Figure scripts:
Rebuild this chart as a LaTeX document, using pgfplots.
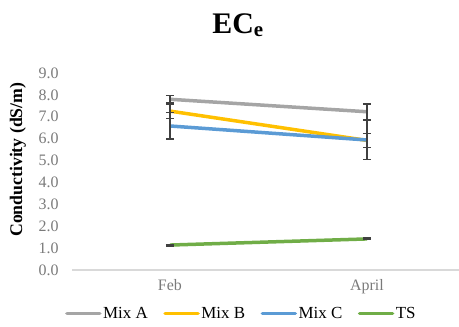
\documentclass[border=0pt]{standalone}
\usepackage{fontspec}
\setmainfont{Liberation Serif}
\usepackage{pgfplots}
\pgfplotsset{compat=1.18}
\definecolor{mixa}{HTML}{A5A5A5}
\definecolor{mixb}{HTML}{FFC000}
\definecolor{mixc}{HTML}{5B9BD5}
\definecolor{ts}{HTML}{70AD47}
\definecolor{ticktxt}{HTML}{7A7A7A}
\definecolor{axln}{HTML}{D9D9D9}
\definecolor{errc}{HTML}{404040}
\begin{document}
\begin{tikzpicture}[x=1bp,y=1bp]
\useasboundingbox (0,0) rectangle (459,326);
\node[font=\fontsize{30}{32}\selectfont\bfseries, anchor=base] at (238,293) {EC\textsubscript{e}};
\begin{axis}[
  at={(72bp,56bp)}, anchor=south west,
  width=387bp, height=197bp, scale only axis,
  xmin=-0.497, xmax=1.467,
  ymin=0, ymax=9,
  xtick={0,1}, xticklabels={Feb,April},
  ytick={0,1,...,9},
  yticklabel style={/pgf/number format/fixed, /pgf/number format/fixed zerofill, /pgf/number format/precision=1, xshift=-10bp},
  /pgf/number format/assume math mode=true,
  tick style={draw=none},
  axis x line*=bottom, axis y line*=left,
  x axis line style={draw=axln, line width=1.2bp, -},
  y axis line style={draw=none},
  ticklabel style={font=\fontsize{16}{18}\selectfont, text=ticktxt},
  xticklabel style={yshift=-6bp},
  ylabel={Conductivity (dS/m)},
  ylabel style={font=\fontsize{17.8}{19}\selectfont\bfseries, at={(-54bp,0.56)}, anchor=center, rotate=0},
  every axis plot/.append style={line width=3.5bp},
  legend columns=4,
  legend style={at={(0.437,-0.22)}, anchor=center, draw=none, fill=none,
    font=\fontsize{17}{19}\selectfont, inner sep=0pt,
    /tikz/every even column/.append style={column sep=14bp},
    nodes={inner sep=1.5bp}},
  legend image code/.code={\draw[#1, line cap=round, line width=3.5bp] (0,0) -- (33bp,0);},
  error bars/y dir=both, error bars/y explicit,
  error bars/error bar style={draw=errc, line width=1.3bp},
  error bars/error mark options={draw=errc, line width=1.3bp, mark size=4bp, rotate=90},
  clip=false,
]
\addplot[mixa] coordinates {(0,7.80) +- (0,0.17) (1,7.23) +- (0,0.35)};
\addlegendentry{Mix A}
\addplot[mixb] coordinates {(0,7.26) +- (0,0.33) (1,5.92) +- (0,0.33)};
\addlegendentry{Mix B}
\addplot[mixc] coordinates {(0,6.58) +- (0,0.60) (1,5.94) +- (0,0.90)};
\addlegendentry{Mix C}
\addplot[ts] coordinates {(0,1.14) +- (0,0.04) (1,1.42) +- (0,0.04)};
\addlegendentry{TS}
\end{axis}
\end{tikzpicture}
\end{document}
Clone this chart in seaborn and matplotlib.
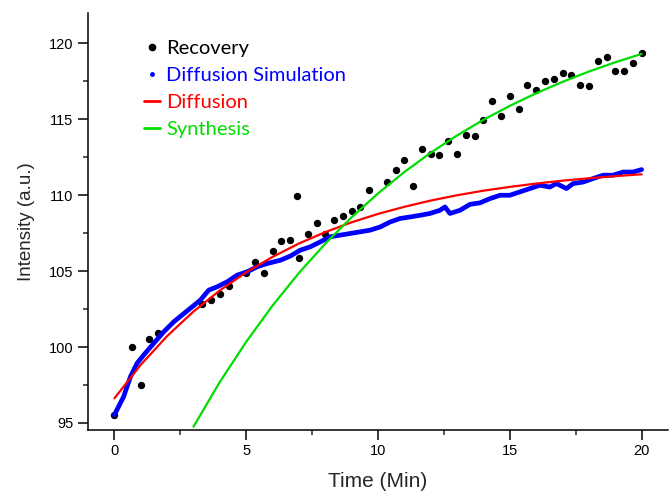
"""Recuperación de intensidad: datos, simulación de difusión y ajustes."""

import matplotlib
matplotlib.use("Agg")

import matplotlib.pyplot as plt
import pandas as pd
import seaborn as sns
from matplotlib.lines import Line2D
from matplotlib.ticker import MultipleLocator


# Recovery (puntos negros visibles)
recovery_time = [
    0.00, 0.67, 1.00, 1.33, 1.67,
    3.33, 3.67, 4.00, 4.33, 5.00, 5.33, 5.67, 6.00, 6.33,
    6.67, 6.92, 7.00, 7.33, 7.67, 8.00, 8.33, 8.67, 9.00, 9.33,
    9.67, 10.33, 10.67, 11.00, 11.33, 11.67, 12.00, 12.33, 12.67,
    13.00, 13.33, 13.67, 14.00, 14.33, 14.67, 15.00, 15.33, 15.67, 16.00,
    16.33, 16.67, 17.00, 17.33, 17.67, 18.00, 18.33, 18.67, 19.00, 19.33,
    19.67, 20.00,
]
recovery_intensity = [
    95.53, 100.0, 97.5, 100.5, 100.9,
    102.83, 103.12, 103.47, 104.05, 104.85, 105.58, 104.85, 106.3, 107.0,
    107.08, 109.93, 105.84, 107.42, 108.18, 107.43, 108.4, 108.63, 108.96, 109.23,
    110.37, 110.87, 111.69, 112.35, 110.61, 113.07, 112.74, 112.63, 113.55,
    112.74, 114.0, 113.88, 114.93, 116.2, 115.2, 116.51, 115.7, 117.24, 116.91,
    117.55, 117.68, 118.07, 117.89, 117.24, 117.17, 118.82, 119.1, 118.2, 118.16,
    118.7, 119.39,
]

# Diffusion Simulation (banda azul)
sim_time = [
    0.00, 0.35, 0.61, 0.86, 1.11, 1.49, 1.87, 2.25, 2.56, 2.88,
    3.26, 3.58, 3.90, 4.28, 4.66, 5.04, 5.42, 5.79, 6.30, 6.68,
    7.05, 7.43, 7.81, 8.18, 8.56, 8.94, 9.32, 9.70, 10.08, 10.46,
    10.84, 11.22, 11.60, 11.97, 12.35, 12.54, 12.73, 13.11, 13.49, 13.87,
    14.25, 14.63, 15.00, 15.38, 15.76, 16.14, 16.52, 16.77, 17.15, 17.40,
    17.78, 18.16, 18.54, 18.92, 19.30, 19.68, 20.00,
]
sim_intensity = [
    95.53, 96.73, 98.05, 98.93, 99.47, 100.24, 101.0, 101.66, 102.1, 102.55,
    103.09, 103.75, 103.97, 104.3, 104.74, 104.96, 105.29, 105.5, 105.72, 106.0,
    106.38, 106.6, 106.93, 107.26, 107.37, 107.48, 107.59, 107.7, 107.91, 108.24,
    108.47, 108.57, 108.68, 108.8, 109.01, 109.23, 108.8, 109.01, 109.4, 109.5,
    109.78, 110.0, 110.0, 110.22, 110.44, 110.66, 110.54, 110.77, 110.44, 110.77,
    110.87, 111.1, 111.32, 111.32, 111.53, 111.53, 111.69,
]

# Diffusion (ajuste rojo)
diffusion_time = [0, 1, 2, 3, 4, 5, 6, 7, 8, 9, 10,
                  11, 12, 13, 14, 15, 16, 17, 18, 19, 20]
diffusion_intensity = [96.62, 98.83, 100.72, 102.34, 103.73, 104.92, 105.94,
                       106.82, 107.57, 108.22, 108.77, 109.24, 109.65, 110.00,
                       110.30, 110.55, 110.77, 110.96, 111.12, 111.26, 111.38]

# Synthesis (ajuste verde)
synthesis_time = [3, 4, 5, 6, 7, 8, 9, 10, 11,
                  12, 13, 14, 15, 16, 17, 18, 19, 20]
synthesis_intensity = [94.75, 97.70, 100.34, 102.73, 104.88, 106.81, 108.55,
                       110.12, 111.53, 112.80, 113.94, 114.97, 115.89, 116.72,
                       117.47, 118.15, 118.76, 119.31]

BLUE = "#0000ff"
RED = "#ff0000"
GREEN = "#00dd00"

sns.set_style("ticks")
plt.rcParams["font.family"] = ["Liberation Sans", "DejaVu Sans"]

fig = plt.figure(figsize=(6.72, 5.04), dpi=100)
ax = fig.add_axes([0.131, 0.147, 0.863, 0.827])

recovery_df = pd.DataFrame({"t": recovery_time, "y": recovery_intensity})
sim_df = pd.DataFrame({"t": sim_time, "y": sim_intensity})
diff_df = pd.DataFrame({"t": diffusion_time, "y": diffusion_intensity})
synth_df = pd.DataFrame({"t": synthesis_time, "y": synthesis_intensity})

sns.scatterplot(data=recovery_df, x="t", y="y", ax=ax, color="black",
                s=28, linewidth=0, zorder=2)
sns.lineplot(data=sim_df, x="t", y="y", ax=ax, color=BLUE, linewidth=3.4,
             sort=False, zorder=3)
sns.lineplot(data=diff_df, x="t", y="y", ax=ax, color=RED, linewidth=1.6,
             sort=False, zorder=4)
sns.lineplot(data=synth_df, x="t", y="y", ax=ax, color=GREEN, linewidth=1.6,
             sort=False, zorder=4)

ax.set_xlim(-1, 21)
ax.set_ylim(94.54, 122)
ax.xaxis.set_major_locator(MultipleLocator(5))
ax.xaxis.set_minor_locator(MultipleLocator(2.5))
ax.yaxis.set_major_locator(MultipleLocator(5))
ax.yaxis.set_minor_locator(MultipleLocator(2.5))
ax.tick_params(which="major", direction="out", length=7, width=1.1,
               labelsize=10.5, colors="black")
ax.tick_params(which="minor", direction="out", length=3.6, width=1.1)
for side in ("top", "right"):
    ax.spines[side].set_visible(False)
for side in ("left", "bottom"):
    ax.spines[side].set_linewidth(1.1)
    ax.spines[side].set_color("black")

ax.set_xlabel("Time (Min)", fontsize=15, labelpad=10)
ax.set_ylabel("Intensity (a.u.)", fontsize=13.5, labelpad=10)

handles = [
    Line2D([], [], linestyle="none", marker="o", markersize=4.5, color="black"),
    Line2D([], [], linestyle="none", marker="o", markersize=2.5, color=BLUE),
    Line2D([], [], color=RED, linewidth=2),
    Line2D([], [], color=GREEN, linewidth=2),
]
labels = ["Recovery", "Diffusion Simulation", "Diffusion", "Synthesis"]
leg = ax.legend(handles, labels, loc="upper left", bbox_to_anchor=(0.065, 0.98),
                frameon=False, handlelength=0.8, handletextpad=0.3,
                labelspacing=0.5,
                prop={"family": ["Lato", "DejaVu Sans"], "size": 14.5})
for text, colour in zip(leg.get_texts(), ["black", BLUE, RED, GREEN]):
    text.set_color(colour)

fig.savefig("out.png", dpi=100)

▶ **Problem description**: From the line with "Clone this chart in seaborn and matplotlib." to the line with "from matplotlib.ticker import MultipleLocator", set down those lines word for word and only those, counting both ends. Pictures stay out of the copy.

▶ **Response**:
Clone this chart in seaborn and matplotlib.
"""Recuperación de intensidad: datos, simulación de difusión y ajustes."""

import matplotlib
matplotlib.use("Agg")

import matplotlib.pyplot as plt
import pandas as pd
import seaborn as sns
from matplotlib.lines import Line2D
from matplotlib.ticker import MultipleLocator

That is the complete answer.